• **SUPPLIED INFORMATION**
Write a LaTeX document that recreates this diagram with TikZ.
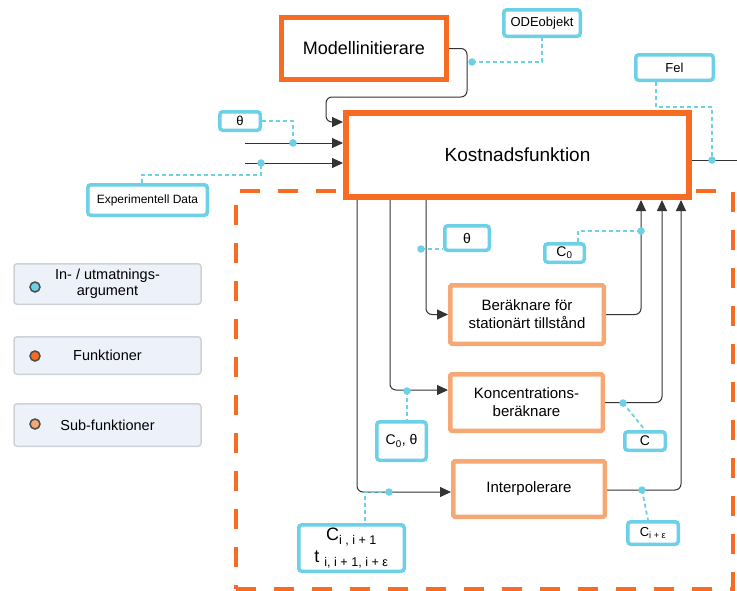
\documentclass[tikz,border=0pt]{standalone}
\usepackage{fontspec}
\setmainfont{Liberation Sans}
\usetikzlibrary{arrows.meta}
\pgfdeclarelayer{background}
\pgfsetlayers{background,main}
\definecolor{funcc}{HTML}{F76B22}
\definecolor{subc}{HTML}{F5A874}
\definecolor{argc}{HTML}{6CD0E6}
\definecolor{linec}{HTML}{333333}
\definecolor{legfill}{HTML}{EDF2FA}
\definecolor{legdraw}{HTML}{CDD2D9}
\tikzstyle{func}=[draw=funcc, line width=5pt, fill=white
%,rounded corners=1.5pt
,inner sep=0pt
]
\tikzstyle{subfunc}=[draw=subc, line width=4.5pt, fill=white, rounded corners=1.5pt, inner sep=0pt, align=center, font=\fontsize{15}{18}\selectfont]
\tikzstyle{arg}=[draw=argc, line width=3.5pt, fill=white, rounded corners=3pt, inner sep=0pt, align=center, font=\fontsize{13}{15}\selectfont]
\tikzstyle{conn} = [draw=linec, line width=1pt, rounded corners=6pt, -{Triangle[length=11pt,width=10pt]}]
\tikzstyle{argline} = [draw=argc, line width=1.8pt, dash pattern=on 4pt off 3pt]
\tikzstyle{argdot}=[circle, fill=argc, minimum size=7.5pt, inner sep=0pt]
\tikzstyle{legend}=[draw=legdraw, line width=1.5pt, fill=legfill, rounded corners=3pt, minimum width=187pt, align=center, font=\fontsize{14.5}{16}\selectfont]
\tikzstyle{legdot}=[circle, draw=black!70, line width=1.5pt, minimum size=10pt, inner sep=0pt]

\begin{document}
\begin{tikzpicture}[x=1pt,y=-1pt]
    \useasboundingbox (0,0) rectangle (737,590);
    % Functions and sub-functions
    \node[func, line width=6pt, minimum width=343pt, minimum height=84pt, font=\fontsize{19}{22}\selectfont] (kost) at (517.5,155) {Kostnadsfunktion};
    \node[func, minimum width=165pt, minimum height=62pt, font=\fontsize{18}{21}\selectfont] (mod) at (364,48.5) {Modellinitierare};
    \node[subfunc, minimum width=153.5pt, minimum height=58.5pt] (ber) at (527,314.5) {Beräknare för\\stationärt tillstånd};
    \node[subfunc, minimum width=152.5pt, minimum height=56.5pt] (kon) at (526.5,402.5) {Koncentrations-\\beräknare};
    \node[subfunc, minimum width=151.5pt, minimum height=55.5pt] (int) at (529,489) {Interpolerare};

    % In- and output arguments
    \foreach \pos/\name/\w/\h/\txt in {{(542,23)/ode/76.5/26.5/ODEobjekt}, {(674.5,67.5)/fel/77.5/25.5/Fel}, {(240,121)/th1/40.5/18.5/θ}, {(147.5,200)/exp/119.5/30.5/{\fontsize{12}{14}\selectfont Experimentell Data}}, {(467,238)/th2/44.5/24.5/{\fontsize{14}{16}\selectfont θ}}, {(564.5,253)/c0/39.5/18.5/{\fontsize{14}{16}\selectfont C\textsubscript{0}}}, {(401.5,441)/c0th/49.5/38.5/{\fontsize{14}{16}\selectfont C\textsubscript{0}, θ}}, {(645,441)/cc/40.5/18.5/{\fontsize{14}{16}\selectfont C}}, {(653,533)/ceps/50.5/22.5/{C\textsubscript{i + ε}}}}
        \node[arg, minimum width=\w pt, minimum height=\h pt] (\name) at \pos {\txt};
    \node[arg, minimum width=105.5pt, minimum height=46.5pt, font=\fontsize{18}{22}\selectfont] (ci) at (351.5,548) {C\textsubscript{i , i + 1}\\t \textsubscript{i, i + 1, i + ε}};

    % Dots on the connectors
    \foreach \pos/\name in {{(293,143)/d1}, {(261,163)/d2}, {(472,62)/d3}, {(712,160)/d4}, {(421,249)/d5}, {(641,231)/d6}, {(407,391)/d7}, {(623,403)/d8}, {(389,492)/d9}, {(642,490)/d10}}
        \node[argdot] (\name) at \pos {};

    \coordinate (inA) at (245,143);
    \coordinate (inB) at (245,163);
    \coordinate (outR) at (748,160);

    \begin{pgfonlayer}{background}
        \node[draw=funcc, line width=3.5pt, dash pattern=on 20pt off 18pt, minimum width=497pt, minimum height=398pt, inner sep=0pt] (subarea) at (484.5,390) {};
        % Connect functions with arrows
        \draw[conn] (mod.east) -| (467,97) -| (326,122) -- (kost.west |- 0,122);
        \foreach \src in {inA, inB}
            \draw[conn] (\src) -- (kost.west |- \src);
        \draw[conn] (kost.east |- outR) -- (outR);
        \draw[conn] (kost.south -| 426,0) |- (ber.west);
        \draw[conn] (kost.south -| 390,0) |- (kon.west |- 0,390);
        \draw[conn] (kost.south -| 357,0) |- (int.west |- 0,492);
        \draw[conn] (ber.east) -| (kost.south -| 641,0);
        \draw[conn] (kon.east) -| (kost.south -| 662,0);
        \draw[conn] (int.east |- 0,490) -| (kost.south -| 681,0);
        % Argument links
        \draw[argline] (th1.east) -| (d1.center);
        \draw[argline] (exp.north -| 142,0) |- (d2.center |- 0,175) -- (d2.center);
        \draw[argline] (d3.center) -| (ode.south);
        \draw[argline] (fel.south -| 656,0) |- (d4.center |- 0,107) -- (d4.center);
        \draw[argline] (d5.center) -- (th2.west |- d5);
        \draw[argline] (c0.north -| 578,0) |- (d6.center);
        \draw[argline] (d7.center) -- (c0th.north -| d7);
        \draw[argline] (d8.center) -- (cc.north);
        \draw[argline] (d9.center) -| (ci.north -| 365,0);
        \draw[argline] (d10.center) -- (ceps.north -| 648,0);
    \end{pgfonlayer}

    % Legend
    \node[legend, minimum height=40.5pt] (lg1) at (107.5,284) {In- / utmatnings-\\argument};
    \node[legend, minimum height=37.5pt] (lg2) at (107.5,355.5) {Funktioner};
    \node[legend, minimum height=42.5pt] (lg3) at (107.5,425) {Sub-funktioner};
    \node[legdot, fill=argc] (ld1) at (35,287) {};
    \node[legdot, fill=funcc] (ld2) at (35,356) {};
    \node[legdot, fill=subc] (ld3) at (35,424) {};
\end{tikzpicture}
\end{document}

• **WHAT THE EXERCISE ASKS**
Transcribe the preceding listing in its entirety and with exact wording, leaving out pictures.

• **RESULT OF THIS EXERCISE**
Write a LaTeX document that recreates this diagram with TikZ.
\documentclass[tikz,border=0pt]{standalone}
\usepackage{fontspec}
\setmainfont{Liberation Sans}
\usetikzlibrary{arrows.meta}
\pgfdeclarelayer{background}
\pgfsetlayers{background,main}
\definecolor{funcc}{HTML}{F76B22}
\definecolor{subc}{HTML}{F5A874}
\definecolor{argc}{HTML}{6CD0E6}
\definecolor{linec}{HTML}{333333}
\definecolor{legfill}{HTML}{EDF2FA}
\definecolor{legdraw}{HTML}{CDD2D9}
\tikzstyle{func}=[draw=funcc, line width=5pt, fill=white
%,rounded corners=1.5pt
,inner sep=0pt
]
\tikzstyle{subfunc}=[draw=subc, line width=4.5pt, fill=white, rounded corners=1.5pt, inner sep=0pt, align=center, font=\fontsize{15}{18}\selectfont]
\tikzstyle{arg}=[draw=argc, line width=3.5pt, fill=white, rounded corners=3pt, inner sep=0pt, align=center, font=\fontsize{13}{15}\selectfont]
\tikzstyle{conn} = [draw=linec, line width=1pt, rounded corners=6pt, -{Triangle[length=11pt,width=10pt]}]
\tikzstyle{argline} = [draw=argc, line width=1.8pt, dash pattern=on 4pt off 3pt]
\tikzstyle{argdot}=[circle, fill=argc, minimum size=7.5pt, inner sep=0pt]
\tikzstyle{legend}=[draw=legdraw, line width=1.5pt, fill=legfill, rounded corners=3pt, minimum width=187pt, align=center, font=\fontsize{14.5}{16}\selectfont]
\tikzstyle{legdot}=[circle, draw=black!70, line width=1.5pt, minimum size=10pt, inner sep=0pt]

\begin{document}
\begin{tikzpicture}[x=1pt,y=-1pt]
    \useasboundingbox (0,0) rectangle (737,590);
    % Functions and sub-functions
    \node[func, line width=6pt, minimum width=343pt, minimum height=84pt, font=\fontsize{19}{22}\selectfont] (kost) at (517.5,155) {Kostnadsfunktion};
    \node[func, minimum width=165pt, minimum height=62pt, font=\fontsize{18}{21}\selectfont] (mod) at (364,48.5) {Modellinitierare};
    \node[subfunc, minimum width=153.5pt, minimum height=58.5pt] (ber) at (527,314.5) {Beräknare för\\stationärt tillstånd};
    \node[subfunc, minimum width=152.5pt, minimum height=56.5pt] (kon) at (526.5,402.5) {Koncentrations-\\beräknare};
    \node[subfunc, minimum width=151.5pt, minimum height=55.5pt] (int) at (529,489) {Interpolerare};

    % In- and output arguments
    \foreach \pos/\name/\w/\h/\txt in {{(542,23)/ode/76.5/26.5/ODEobjekt}, {(674.5,67.5)/fel/77.5/25.5/Fel}, {(240,121)/th1/40.5/18.5/θ}, {(147.5,200)/exp/119.5/30.5/{\fontsize{12}{14}\selectfont Experimentell Data}}, {(467,238)/th2/44.5/24.5/{\fontsize{14}{16}\selectfont θ}}, {(564.5,253)/c0/39.5/18.5/{\fontsize{14}{16}\selectfont C\textsubscript{0}}}, {(401.5,441)/c0th/49.5/38.5/{\fontsize{14}{16}\selectfont C\textsubscript{0}, θ}}, {(645,441)/cc/40.5/18.5/{\fontsize{14}{16}\selectfont C}}, {(653,533)/ceps/50.5/22.5/{C\textsubscript{i + ε}}}}
        \node[arg, minimum width=\w pt, minimum height=\h pt] (\name) at \pos {\txt};
    \node[arg, minimum width=105.5pt, minimum height=46.5pt, font=\fontsize{18}{22}\selectfont] (ci) at (351.5,548) {C\textsubscript{i , i + 1}\\t \textsubscript{i, i + 1, i + ε}};

    % Dots on the connectors
    \foreach \pos/\name in {{(293,143)/d1}, {(261,163)/d2}, {(472,62)/d3}, {(712,160)/d4}, {(421,249)/d5}, {(641,231)/d6}, {(407,391)/d7}, {(623,403)/d8}, {(389,492)/d9}, {(642,490)/d10}}
        \node[argdot] (\name) at \pos {};

    \coordinate (inA) at (245,143);
    \coordinate (inB) at (245,163);
    \coordinate (outR) at (748,160);

    \begin{pgfonlayer}{background}
        \node[draw=funcc, line width=3.5pt, dash pattern=on 20pt off 18pt, minimum width=497pt, minimum height=398pt, inner sep=0pt] (subarea) at (484.5,390) {};
        % Connect functions with arrows
        \draw[conn] (mod.east) -| (467,97) -| (326,122) -- (kost.west |- 0,122);
        \foreach \src in {inA, inB}
            \draw[conn] (\src) -- (kost.west |- \src);
        \draw[conn] (kost.east |- outR) -- (outR);
        \draw[conn] (kost.south -| 426,0) |- (ber.west);
        \draw[conn] (kost.south -| 390,0) |- (kon.west |- 0,390);
        \draw[conn] (kost.south -| 357,0) |- (int.west |- 0,492);
        \draw[conn] (ber.east) -| (kost.south -| 641,0);
        \draw[conn] (kon.east) -| (kost.south -| 662,0);
        \draw[conn] (int.east |- 0,490) -| (kost.south -| 681,0);
        % Argument links
        \draw[argline] (th1.east) -| (d1.center);
        \draw[argline] (exp.north -| 142,0) |- (d2.center |- 0,175) -- (d2.center);
        \draw[argline] (d3.center) -| (ode.south);
        \draw[argline] (fel.south -| 656,0) |- (d4.center |- 0,107) -- (d4.center);
        \draw[argline] (d5.center) -- (th2.west |- d5);
        \draw[argline] (c0.north -| 578,0) |- (d6.center);
        \draw[argline] (d7.center) -- (c0th.north -| d7);
        \draw[argline] (d8.center) -- (cc.north);
        \draw[argline] (d9.center) -| (ci.north -| 365,0);
        \draw[argline] (d10.center) -- (ceps.north -| 648,0);
    \end{pgfonlayer}

    % Legend
    \node[legend, minimum height=40.5pt] (lg1) at (107.5,284) {In- / utmatnings-\\argument};
    \node[legend, minimum height=37.5pt] (lg2) at (107.5,355.5) {Funktioner};
    \node[legend, minimum height=42.5pt] (lg3) at (107.5,425) {Sub-funktioner};
    \node[legdot, fill=argc] (ld1) at (35,287) {};
    \node[legdot, fill=funcc] (ld2) at (35,356) {};
    \node[legdot, fill=subc] (ld3) at (35,424) {};
\end{tikzpicture}
\end{document}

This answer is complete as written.